▸ **SHORT PROBLEM**:
Give again only those lines from the start of the entries through the line holding "ax = fig.add_axes([0.1424, 0.1585, 0.8389, 0.7382])", leaving them as they are.

## Start EXTRACTED INFORMATION

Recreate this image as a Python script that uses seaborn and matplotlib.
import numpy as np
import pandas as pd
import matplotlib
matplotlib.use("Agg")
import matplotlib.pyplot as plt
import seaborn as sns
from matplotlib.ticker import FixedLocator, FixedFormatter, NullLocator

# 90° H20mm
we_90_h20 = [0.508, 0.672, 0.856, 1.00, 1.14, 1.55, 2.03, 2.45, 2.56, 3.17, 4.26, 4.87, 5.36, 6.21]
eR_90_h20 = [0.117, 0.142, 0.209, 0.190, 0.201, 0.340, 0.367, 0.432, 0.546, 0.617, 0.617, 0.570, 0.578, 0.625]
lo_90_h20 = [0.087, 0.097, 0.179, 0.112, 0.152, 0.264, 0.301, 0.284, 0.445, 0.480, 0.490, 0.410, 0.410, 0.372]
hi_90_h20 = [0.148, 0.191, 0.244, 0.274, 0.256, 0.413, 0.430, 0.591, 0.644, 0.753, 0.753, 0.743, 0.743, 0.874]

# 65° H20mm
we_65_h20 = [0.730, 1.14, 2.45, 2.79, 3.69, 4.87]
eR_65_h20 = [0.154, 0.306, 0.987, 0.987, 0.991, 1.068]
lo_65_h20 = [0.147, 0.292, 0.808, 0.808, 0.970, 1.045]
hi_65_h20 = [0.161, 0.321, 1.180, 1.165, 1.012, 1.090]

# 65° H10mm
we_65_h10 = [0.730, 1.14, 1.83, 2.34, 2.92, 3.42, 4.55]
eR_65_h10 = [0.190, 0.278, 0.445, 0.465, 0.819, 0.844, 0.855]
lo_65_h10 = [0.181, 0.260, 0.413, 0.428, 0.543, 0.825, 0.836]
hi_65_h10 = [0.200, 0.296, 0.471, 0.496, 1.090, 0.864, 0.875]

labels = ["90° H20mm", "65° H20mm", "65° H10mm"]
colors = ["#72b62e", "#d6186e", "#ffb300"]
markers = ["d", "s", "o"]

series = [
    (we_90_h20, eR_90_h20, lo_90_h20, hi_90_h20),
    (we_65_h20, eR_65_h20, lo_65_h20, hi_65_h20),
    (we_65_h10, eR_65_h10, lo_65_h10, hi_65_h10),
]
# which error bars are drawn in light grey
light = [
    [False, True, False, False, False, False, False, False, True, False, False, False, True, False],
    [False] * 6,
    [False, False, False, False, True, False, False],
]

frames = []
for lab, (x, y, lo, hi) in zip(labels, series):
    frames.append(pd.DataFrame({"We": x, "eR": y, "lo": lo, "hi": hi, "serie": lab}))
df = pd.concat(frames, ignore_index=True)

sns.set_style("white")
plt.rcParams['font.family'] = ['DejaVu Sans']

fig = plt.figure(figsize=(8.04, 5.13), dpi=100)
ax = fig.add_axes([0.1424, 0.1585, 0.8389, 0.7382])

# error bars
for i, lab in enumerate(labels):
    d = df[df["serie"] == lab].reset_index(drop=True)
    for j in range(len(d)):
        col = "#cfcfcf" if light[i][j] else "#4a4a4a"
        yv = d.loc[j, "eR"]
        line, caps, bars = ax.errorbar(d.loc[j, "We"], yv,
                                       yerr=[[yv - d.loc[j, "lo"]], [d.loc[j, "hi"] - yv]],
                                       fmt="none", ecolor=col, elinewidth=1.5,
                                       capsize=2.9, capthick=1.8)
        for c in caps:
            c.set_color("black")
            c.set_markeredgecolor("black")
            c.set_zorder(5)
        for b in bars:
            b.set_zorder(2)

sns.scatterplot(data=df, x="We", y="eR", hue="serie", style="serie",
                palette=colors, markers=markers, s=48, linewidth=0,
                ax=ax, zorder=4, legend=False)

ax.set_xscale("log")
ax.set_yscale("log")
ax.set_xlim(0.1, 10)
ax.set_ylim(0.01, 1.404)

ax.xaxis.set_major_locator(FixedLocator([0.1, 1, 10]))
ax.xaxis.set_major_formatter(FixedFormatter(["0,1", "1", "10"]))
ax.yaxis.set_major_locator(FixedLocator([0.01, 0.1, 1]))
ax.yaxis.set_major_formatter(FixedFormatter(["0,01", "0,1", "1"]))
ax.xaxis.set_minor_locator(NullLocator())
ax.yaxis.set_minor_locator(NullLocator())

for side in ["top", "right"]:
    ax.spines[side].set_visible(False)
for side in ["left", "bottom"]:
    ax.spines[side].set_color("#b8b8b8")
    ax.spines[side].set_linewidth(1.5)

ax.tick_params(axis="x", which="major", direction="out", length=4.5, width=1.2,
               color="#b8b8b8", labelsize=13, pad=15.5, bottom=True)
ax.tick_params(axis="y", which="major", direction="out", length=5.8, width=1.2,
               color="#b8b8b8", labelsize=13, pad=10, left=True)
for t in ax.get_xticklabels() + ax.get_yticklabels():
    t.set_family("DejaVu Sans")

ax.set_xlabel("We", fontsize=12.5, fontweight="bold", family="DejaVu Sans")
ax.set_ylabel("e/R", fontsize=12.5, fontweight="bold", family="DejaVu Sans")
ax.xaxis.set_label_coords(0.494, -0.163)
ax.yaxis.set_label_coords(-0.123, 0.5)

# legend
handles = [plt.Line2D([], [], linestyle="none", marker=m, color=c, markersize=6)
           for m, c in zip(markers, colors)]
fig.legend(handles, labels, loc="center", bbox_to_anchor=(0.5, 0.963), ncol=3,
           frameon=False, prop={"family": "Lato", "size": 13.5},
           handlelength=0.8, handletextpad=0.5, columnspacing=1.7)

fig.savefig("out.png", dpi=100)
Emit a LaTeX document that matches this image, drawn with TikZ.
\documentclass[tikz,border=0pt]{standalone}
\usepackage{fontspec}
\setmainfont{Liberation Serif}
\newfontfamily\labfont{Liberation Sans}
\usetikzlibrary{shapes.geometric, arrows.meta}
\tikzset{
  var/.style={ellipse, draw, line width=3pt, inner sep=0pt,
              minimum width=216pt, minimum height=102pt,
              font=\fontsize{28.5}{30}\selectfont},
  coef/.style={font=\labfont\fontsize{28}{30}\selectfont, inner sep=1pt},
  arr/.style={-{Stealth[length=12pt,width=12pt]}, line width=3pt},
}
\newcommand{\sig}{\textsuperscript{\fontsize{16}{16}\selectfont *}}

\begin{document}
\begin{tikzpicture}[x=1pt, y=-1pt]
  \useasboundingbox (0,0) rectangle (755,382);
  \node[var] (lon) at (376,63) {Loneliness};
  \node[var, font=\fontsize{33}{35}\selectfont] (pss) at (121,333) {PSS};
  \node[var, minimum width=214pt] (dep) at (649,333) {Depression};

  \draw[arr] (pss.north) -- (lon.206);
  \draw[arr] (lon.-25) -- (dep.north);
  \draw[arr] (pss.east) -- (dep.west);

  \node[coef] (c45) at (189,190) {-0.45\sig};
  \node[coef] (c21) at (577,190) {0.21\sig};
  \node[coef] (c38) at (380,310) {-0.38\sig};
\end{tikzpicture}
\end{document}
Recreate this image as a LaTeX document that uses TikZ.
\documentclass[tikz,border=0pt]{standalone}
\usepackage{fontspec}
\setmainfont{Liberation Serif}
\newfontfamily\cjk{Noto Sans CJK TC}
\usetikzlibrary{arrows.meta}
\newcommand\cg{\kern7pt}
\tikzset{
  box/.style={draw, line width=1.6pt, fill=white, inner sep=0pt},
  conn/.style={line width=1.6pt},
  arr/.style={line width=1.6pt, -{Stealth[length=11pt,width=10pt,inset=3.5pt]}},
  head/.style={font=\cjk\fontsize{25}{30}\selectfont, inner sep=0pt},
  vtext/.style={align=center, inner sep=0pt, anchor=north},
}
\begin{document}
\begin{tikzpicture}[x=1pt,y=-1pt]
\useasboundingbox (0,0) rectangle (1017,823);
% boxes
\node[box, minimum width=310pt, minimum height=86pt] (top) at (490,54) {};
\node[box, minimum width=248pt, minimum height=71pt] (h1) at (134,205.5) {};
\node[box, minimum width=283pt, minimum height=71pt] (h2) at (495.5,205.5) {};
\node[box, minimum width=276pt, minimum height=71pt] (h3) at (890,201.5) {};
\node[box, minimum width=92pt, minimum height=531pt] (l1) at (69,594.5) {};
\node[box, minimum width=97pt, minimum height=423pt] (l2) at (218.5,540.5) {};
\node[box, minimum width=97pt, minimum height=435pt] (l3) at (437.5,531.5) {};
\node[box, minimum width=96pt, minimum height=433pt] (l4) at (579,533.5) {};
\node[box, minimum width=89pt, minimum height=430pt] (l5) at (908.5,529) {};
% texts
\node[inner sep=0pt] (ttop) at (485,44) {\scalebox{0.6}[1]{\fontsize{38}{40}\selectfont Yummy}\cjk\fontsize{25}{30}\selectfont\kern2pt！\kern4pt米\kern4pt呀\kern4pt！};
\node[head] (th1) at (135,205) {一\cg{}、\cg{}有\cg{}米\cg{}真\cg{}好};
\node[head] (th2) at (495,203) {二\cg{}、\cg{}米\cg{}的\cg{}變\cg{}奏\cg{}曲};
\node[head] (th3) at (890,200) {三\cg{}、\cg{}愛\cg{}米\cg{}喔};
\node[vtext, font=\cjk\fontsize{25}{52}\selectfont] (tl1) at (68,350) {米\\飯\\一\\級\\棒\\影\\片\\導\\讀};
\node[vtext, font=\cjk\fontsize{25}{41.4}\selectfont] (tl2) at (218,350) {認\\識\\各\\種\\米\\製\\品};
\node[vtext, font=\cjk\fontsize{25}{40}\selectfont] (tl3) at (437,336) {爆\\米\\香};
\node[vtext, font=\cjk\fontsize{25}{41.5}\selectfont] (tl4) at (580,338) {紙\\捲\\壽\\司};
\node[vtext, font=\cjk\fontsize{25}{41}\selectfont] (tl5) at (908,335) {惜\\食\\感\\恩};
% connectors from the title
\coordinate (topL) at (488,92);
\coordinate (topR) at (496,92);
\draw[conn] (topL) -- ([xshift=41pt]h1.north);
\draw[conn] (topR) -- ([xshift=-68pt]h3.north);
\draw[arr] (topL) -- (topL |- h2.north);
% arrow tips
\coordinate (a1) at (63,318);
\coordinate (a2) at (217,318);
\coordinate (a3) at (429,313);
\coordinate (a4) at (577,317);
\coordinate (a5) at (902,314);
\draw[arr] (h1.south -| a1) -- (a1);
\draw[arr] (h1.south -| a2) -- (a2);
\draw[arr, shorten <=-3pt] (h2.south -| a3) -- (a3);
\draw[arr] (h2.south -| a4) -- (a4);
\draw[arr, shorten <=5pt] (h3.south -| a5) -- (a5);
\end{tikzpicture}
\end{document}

## End EXTRACTED INFORMATION

▸ **FULL ANSWER**:
Recreate this image as a Python script that uses seaborn and matplotlib.
import numpy as np
import pandas as pd
import matplotlib
matplotlib.use("Agg")
import matplotlib.pyplot as plt
import seaborn as sns
from matplotlib.ticker import FixedLocator, FixedFormatter, NullLocator

# 90° H20mm
we_90_h20 = [0.508, 0.672, 0.856, 1.00, 1.14, 1.55, 2.03, 2.45, 2.56, 3.17, 4.26, 4.87, 5.36, 6.21]
eR_90_h20 = [0.117, 0.142, 0.209, 0.190, 0.201, 0.340, 0.367, 0.432, 0.546, 0.617, 0.617, 0.570, 0.578, 0.625]
lo_90_h20 = [0.087, 0.097, 0.179, 0.112, 0.152, 0.264, 0.301, 0.284, 0.445, 0.480, 0.490, 0.410, 0.410, 0.372]
hi_90_h20 = [0.148, 0.191, 0.244, 0.274, 0.256, 0.413, 0.430, 0.591, 0.644, 0.753, 0.753, 0.743, 0.743, 0.874]

# 65° H20mm
we_65_h20 = [0.730, 1.14, 2.45, 2.79, 3.69, 4.87]
eR_65_h20 = [0.154, 0.306, 0.987, 0.987, 0.991, 1.068]
lo_65_h20 = [0.147, 0.292, 0.808, 0.808, 0.970, 1.045]
hi_65_h20 = [0.161, 0.321, 1.180, 1.165, 1.012, 1.090]

# 65° H10mm
we_65_h10 = [0.730, 1.14, 1.83, 2.34, 2.92, 3.42, 4.55]
eR_65_h10 = [0.190, 0.278, 0.445, 0.465, 0.819, 0.844, 0.855]
lo_65_h10 = [0.181, 0.260, 0.413, 0.428, 0.543, 0.825, 0.836]
hi_65_h10 = [0.200, 0.296, 0.471, 0.496, 1.090, 0.864, 0.875]

labels = ["90° H20mm", "65° H20mm", "65° H10mm"]
colors = ["#72b62e", "#d6186e", "#ffb300"]
markers = ["d", "s", "o"]

series = [
    (we_90_h20, eR_90_h20, lo_90_h20, hi_90_h20),
    (we_65_h20, eR_65_h20, lo_65_h20, hi_65_h20),
    (we_65_h10, eR_65_h10, lo_65_h10, hi_65_h10),
]
# which error bars are drawn in light grey
light = [
    [False, True, False, False, False, False, False, False, True, False, False, False, True, False],
    [False] * 6,
    [False, False, False, False, True, False, False],
]

frames = []
for lab, (x, y, lo, hi) in zip(labels, series):
    frames.append(pd.DataFrame({"We": x, "eR": y, "lo": lo, "hi": hi, "serie": lab}))
df = pd.concat(frames, ignore_index=True)

sns.set_style("white")
plt.rcParams['font.family'] = ['DejaVu Sans']

fig = plt.figure(figsize=(8.04, 5.13), dpi=100)
ax = fig.add_axes([0.1424, 0.1585, 0.8389, 0.7382])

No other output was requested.